Caro's Codificatory Approach
The disparate opinions in Caro's Bet Yosef and the bottom line decisions in his Shulhan Arukh combined to create the halakhic code par excellence.
Reprinted with the author's permission from Jewish Law: History, Sources, Principles (Jewish Publication Society).
Joseph Caro's main objectives in writing his Bet Yosef were to collect into a single work the different opinions concerning the rules of halakhah, and, by means of the methodology he had formulated, to determine which opinion should be accepted as law.
Caro, however, saw this work as only one part of his solution to the problem of codifying Jewish law. He knew that while a book of halakhot (containing a complete discussion of the sources of the law and the views of all the authorities as well as a final normative decision) was essential, it was not itself sufficient to satisfy the needs of halakhic codification. He appreciated Maimonides' fundamental premise that the essential characteristics of a convenient and efficient code are clarity and brevity--the code must present each law clearly, categorically, and definitively.
Therefore, after composing his Bet Yosef, and as a complement to it, Caro provided Jewish law with a classic book of pesakim--the Shulhan Arukh.
Support for Maimonides' Method
Caro made his position very clear as to the need for a book of pesakim. Rabad had criticized Maimonides severely for having, in his Mishneh Torah, "forsaken the method of all authors who preceded him" in that Maimonides omitted the sources on which his decisions were based and presented only the view with which he agreed.

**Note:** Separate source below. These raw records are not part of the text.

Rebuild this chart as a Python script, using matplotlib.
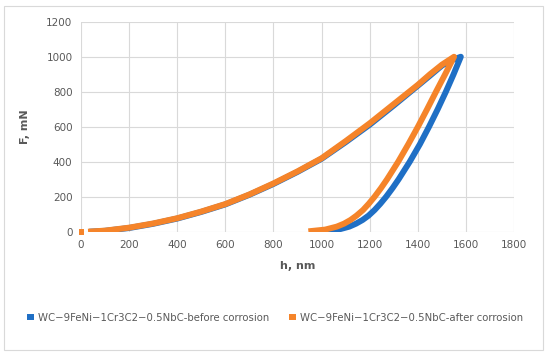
import numpy as np
import matplotlib.pyplot as plt
from matplotlib.patches import Rectangle

# loading branch (h in nm, F in mN)
h_load_before = [35, 100, 200, 300, 400, 500, 600, 700, 800, 900, 1000, 1100, 1200, 1300, 1400, 1450, 1500, 1540, 1578]
f_load_before = [0, 5, 21, 45, 75, 113, 156, 211, 273, 342, 417, 512, 612, 722, 835, 892, 950, 980, 1000]
h_load_after = [30, 100, 200, 300, 400, 500, 600, 700, 800, 900, 1000, 1100, 1200, 1300, 1400, 1450, 1500, 1550]
f_load_after = [0, 6, 23, 47, 77, 115, 158, 213, 276, 345, 420, 518, 620, 730, 840, 900, 955, 1000]

# unloading branch
h_unload_before = [1578, 1548, 1516, 1482, 1446, 1408, 1366, 1320, 1295, 1268, 1244, 1220, 1195, 1170, 1143, 1115,
                   1075, 1021]
f_unload_before = [1000, 900, 800, 700, 600, 500, 400, 300, 250, 200, 160, 124, 92, 67, 46, 29, 14, 2]
h_unload_after = [1550, 1513, 1475, 1438, 1400, 1360, 1318, 1272, 1247, 1220, 1196, 1172, 1145, 1120, 1093, 1063,
                  1015, 945]
f_unload_after = [1000, 900, 800, 700, 600, 500, 400, 300, 250, 200, 160, 124, 92, 67, 46, 29, 12, 2]

# stray points at the origin
h_start = [-8, 14]
f_start = [0, 0]

blue = '#1f6fc5'
orange = '#f5842a'
grey = '#595959'

fig = plt.figure(figsize=(5.5, 3.57), dpi=100)
ax = fig.add_axes([0.147, 0.351, 0.788, 0.588])

lw = 4.3
ax.plot(h_load_before + h_unload_before, f_load_before + f_unload_before, color=blue, lw=lw,
        solid_capstyle='butt', solid_joinstyle='round',
        label='WC\u22129FeNi\u22121Cr3C2\u22120.5NbC-before corrosion')
ax.plot(h_load_after + h_unload_after, f_load_after + f_unload_after, color=orange, lw=lw,
        solid_capstyle='butt', solid_joinstyle='round',
        label='WC\u22129FeNi\u22121Cr3C2\u22120.5NbC-after corrosion')
ax.plot(h_start, f_start, color=orange, lw=lw, solid_capstyle='butt', clip_on=False)

ax.set_xlim(0, 1800)
ax.set_ylim(0, 1200)
ax.set_xticks(np.arange(0, 1801, 200))
ax.set_yticks(np.arange(0, 1201, 200))
ax.grid(True, color='#d9d9d9', lw=0.8)
ax.set_axisbelow(True)
for s in ax.spines.values():
    s.set_visible(False)
ax.tick_params(length=0, colors=grey, labelsize=7.5, pad=6)
ax.set_xlabel('h, nm', color=grey, fontsize=8, fontweight='bold', labelpad=8)
ax.set_ylabel('F, mN', color=grey, fontsize=8, fontweight='bold', labelpad=12)

leg = fig.legend(loc='center', bbox_to_anchor=(0.5, 1 - 318 / 357), ncol=2, frameon=False,
                 fontsize=7.3, handlelength=0.7, columnspacing=2.0, handletextpad=0.4)
for t in leg.get_texts():
    t.set_color(grey)

fig.patches.append(Rectangle((4 / 550, 1 - 350 / 357), 539 / 550, 344 / 357,
                             transform=fig.transFigure, fill=False, ec='#d9d9d9', lw=0.8))

fig.savefig('out.png', dpi=100)
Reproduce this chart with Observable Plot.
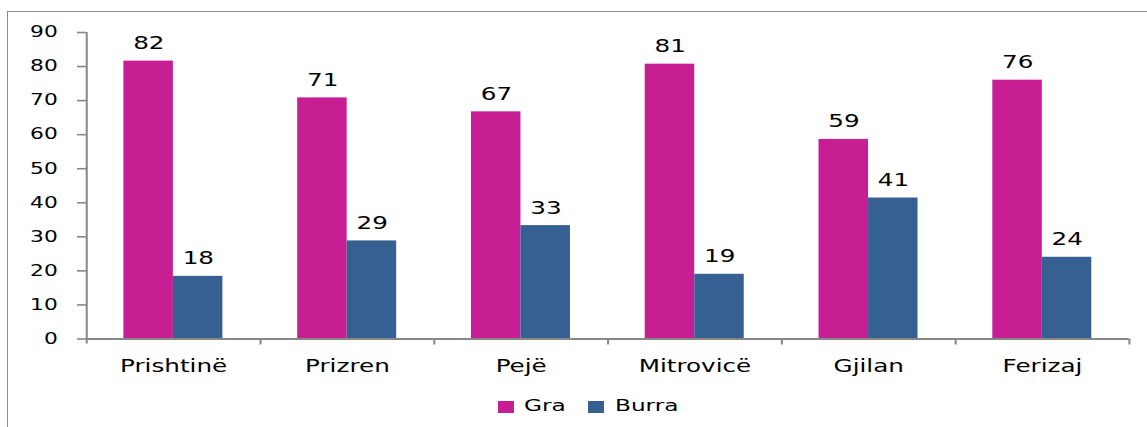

Caro responded to Rabad's strictures as follows:
"But I say that the master's [Maimonides'] reason was that if he had wanted to follow the method of the authors who preceded him, what purpose would there have been in writing anything beyond what had already been written by Alfasi, whose rulings he generally followed? Therefore, he intended to introduce a new method: to state the law clearly and briefly in the style of the Mishnah, so that every intelligent person thereafter can rely on Maimonides' statement of the law.
And should some great scholar not be prepared to accept that choice without first weighing the matter himself--who prevents him from studying the talmudic literature and the other halakhic works? It follows that the method Maimonides adopted is of benefit to everyone except the scholar who stands head and shoulders above the rest of his generation--and even for such a person it is of value, because if he must make a quick decision, he can rely on Maimonides' opinion; and even if he is not pressed for time, it is no small matter for him to know Maimonides' opinion."
A "Double" Code
Far from contradicting Caro's methodology in Bet Yosef, his statement quoted above supplies the additional element essential to achieve his overall approach to codification of Jewish law. He believed that a halakhic code must have two components: one that cites all the sources and differing opinions, and another that presents a single statement of the law-final, categorical, and monolithic.